Task goal: Without the images, write out the whole listing exactly.

>> Start Raw data

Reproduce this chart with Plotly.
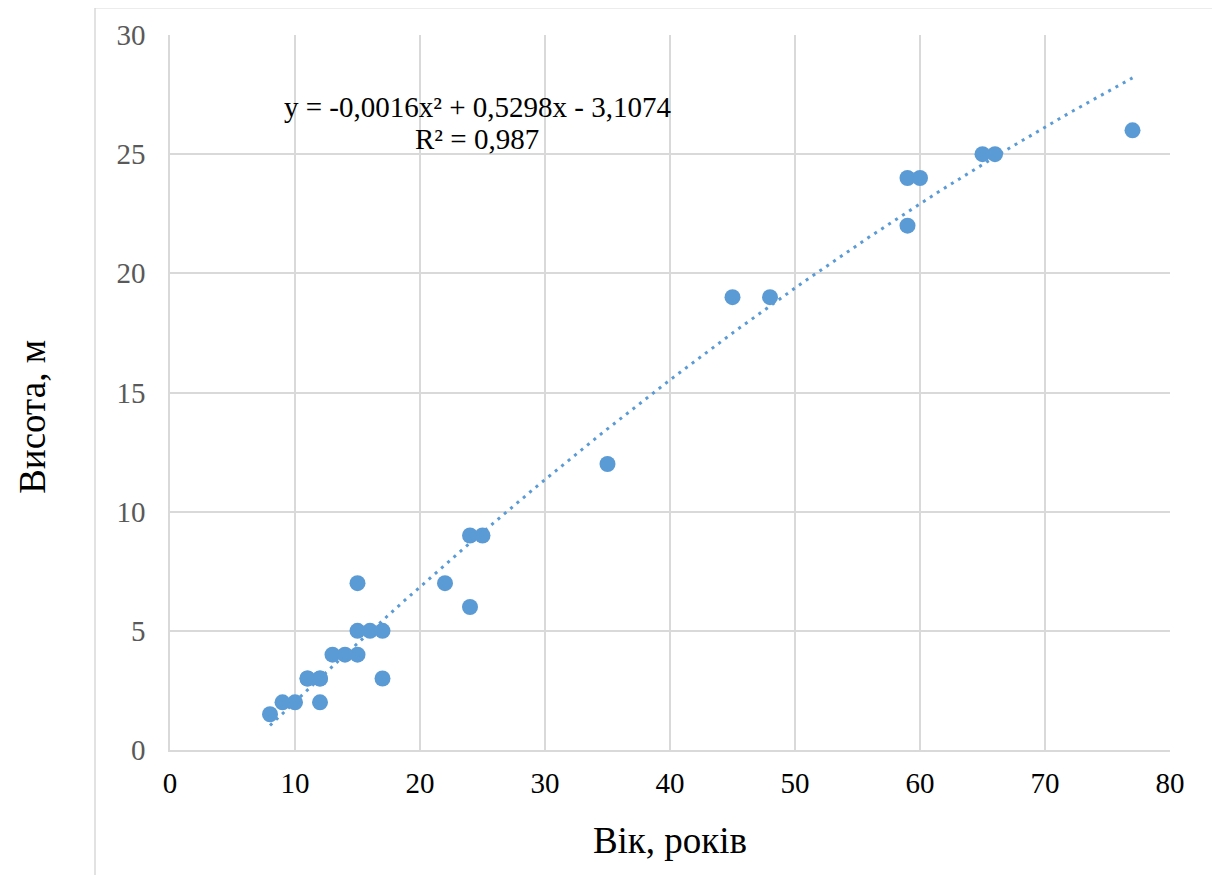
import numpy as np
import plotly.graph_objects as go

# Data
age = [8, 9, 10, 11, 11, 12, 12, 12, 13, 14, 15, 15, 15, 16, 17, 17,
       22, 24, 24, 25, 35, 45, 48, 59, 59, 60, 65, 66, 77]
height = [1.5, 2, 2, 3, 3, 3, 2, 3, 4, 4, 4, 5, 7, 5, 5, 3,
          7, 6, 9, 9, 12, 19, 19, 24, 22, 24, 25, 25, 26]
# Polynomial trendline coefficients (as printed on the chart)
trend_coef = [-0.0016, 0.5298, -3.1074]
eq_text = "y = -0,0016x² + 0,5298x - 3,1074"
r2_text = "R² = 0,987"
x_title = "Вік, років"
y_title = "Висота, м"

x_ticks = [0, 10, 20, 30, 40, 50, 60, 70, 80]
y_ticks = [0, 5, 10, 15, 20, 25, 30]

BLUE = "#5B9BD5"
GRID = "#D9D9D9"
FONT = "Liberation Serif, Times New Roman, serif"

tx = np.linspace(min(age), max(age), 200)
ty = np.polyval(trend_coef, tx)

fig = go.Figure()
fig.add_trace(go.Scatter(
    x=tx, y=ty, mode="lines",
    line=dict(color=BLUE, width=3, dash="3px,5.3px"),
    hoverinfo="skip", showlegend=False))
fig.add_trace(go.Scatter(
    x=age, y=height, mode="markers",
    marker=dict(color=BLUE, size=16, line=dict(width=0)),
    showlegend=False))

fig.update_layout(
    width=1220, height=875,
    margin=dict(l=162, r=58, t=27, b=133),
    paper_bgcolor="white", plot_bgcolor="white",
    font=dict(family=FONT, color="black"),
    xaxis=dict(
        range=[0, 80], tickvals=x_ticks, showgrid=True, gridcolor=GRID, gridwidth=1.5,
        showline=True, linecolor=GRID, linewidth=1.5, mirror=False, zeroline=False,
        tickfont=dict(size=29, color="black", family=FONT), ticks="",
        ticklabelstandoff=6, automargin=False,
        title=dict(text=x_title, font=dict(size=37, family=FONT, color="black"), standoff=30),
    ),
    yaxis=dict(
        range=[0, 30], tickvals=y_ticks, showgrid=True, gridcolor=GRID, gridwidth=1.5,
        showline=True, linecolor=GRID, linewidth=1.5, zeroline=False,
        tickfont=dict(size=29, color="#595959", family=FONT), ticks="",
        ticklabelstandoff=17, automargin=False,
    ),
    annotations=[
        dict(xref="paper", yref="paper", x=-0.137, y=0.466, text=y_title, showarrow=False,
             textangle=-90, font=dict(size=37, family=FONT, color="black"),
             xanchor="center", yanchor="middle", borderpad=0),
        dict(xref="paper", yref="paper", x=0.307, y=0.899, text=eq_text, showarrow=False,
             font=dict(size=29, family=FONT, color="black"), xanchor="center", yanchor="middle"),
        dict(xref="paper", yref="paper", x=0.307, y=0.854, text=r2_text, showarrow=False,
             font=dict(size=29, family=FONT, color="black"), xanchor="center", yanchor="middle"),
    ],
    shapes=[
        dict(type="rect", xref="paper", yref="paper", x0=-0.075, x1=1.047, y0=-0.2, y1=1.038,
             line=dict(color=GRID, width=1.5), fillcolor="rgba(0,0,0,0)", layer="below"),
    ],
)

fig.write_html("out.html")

>> End Raw data

Reply to the exercise:
Reproduce this chart with Plotly.
import numpy as np
import plotly.graph_objects as go

# Data
age = [8, 9, 10, 11, 11, 12, 12, 12, 13, 14, 15, 15, 15, 16, 17, 17,
       22, 24, 24, 25, 35, 45, 48, 59, 59, 60, 65, 66, 77]
height = [1.5, 2, 2, 3, 3, 3, 2, 3, 4, 4, 4, 5, 7, 5, 5, 3,
          7, 6, 9, 9, 12, 19, 19, 24, 22, 24, 25, 25, 26]
# Polynomial trendline coefficients (as printed on the chart)
trend_coef = [-0.0016, 0.5298, -3.1074]
eq_text = "y = -0,0016x² + 0,5298x - 3,1074"
r2_text = "R² = 0,987"
x_title = "Вік, років"
y_title = "Висота, м"

x_ticks = [0, 10, 20, 30, 40, 50, 60, 70, 80]
y_ticks = [0, 5, 10, 15, 20, 25, 30]

BLUE = "#5B9BD5"
GRID = "#D9D9D9"
FONT = "Liberation Serif, Times New Roman, serif"

tx = np.linspace(min(age), max(age), 200)
ty = np.polyval(trend_coef, tx)

fig = go.Figure()
fig.add_trace(go.Scatter(
    x=tx, y=ty, mode="lines",
    line=dict(color=BLUE, width=3, dash="3px,5.3px"),
    hoverinfo="skip", showlegend=False))
fig.add_trace(go.Scatter(
    x=age, y=height, mode="markers",
    marker=dict(color=BLUE, size=16, line=dict(width=0)),
    showlegend=False))

fig.update_layout(
    width=1220, height=875,
    margin=dict(l=162, r=58, t=27, b=133),
    paper_bgcolor="white", plot_bgcolor="white",
    font=dict(family=FONT, color="black"),
    xaxis=dict(
        range=[0, 80], tickvals=x_ticks, showgrid=True, gridcolor=GRID, gridwidth=1.5,
        showline=True, linecolor=GRID, linewidth=1.5, mirror=False, zeroline=False,
        tickfont=dict(size=29, color="black", family=FONT), ticks="",
        ticklabelstandoff=6, automargin=False,
        title=dict(text=x_title, font=dict(size=37, family=FONT, color="black"), standoff=30),
    ),
    yaxis=dict(
        range=[0, 30], tickvals=y_ticks, showgrid=True, gridcolor=GRID, gridwidth=1.5,
        showline=True, linecolor=GRID, linewidth=1.5, zeroline=False,
        tickfont=dict(size=29, color="#595959", family=FONT), ticks="",
        ticklabelstandoff=17, automargin=False,
    ),
    annotations=[
        dict(xref="paper", yref="paper", x=-0.137, y=0.466, text=y_title, showarrow=False,
             textangle=-90, font=dict(size=37, family=FONT, color="black"),
             xanchor="center", yanchor="middle", borderpad=0),
        dict(xref="paper", yref="paper", x=0.307, y=0.899, text=eq_text, showarrow=False,
             font=dict(size=29, family=FONT, color="black"), xanchor="center", yanchor="middle"),
        dict(xref="paper", yref="paper", x=0.307, y=0.854, text=r2_text, showarrow=False,
             font=dict(size=29, family=FONT, color="black"), xanchor="center", yanchor="middle"),
    ],
    shapes=[
        dict(type="rect", xref="paper", yref="paper", x0=-0.075, x1=1.047, y0=-0.2, y1=1.038,
             line=dict(color=GRID, width=1.5), fillcolor="rgba(0,0,0,0)", layer="below"),
    ],
)

fig.write_html("out.html")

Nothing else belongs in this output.